Other potential beneficiaries include seven bureaucrats at the education ministry, including Kihei Maekawa, the administrative vice-minister, who illegally helped arrange 37 lucrative positions for ministry officials after their retirement. Known as amakudari (“descent from heaven”), the practice is banned as it encourages collusion between outside organisations and the ministry through former officials’ ties.

If a pardon is clearly a political decision, then I think that will be too much for the public to bear.

Professor Pema Gyalpo

Regarding a possible pardon that would expunge Sagawa’s punishment from the record, Fujita asked: “That case came to light because of a whistle-blower in the ministry, but what message are we sending if those behind this case are pardoned and whistle-blowers are punished for their actions?

“Two bureaucrats at the finance ministry took their own lives over the Moritomo case and another tried to kill herself. We need to make sure wrongdoing is punished and these cases cannot be covered up,” Fujita said. “It is unthinkable for someone like this to be pardoned in the name of the emperor.”

Pema Gyalpo, a professor of law at Yokohama University, had similar concerns.

“Giving mercy by the government in this way has been common for many decades, although it is true it has been criticised in the past for favouring people whose cases were politically motivated,” he said.

A proposed pardon for former prime minister Kakuei Tanaka – who was arrested, tried and found guilty of bribery in the 1976 Lockheed scandal – met with such opposition it was abandoned.

“The government has to make its decisions based on how serious individual cases are,” Gyalpo said. “And yes, I do expect the opposition to make these pardons an issue if they are issued in serious cases.

“If a pardon is clearly a political decision, then I think that will be too much for the public to bear.”
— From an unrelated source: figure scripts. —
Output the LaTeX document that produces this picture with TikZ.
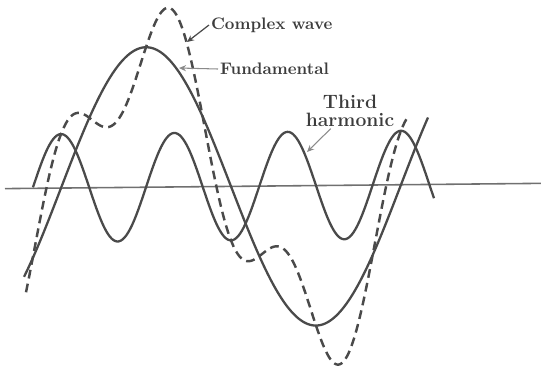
\documentclass[tikz,border=0pt]{standalone}
\usepackage{xcolor}
\definecolor{CInk}{HTML}{4A4A4A}
\definecolor{CAxis}{HTML}{707070}
\definecolor{CText}{HTML}{3C3C3C}
\definecolor{CPointer}{HTML}{8A8A8A}
\usepackage{tikz}
\usetikzlibrary{arrows.meta,positioning}
\tikzstyle{axisLine}=[draw=CAxis, line width=0.9pt]
\tikzstyle{waveLine}=[draw=CInk, line width=1.3pt, line join=round]
\tikzstyle{complexLine}=[draw=CInk, line width=1.4pt, dash pattern=on 5pt off 3pt]
\tikzstyle{labelNode}=[text=CText, font=\fontsize{9.5}{11}\selectfont\bfseries, inner sep=1pt, align=center]
\tikzstyle{arr}=[-{Stealth[length=4pt,width=3.5pt]}, line width=0.7pt, draw=CInk]
\tikzstyle{lightArr}=[-{Stealth[length=4pt,width=3.5pt]}, line width=0.6pt, draw=CPointer]

\begin{document}
\begin{tikzpicture}[x=0.02cm, y=-0.02cm,
  declare function={base(\t)=188.6-0.0098*(\t-5);
    fund(\t)=140*sin(1.05882*(\t-61));
    third(\t)=54*cos(3.17647*(\t-61));}]
\useasboundingbox (0,0) rectangle (541,370);

\draw[axisLine] (5,{base(5)}) -- (541,{base(541)});
\draw[waveLine] plot[domain=24:428, samples=220, smooth] (\x, {base(\x)-fund(\x)});
\draw[waveLine] plot[domain=33:434, samples=220, smooth] (\x, {base(\x)-third(\x)});
\draw[complexLine] plot[domain=26:409, samples=260, smooth] (\x, {base(\x)-fund(\x)-third(\x)});

\node[labelNode, anchor=west] (complexlbl) at (209,25) {Complex wave};
\node[labelNode, anchor=west] (fundlbl) at (218,69) {Fundamental};
\node[labelNode, font=\fontsize{11}{10}\selectfont\bfseries] (thirdlbl) at (350,111) {Third\\harmonic};
\coordinate (complextip) at (187,42);
\coordinate (fundtip) at (179,68);
\coordinate (thirdtip) at (307,152);

\draw[arr] (complexlbl.west) -- (complextip);
\draw[lightArr] (fundlbl.west) -- (fundtip);
\draw[lightArr] ([xshift=-11pt]thirdlbl.south) -- (thirdtip);
\end{tikzpicture}
\end{document}
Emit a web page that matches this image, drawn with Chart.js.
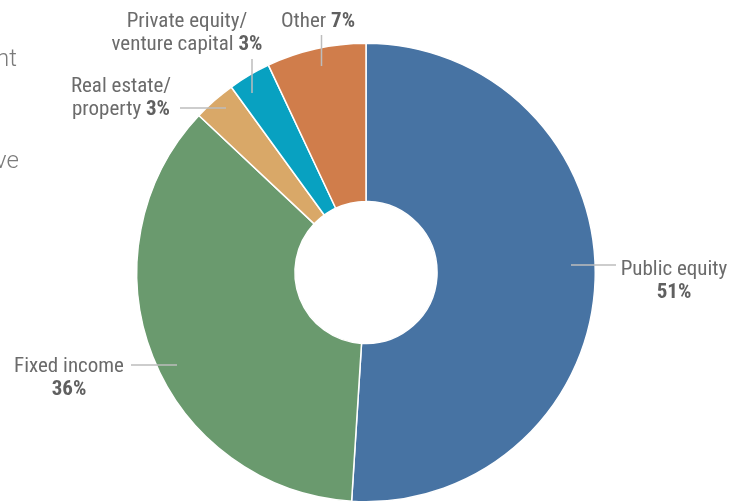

Japanese Emperor Naruhito and Empress Masako. Photo: Kyodo

Even the centrist Mainichi newspaper declared in a May editorial it was “time to end criminal amnesties” on special occasions linked to the imperial family. The tradition allows the administrative branch of the government to undermine the judiciary, which is meant to be completely independent of political influence, the paper said.

“It is only natural the public suspects pardoning a massive number of those convicted of violating the Public Offices Election Act reflects political considerations,” it said. “As growing importance is being attached to extending relief to victims in crimes, it is contradictory to lessen the punishment of perpetrators regardless of their victims’ will.”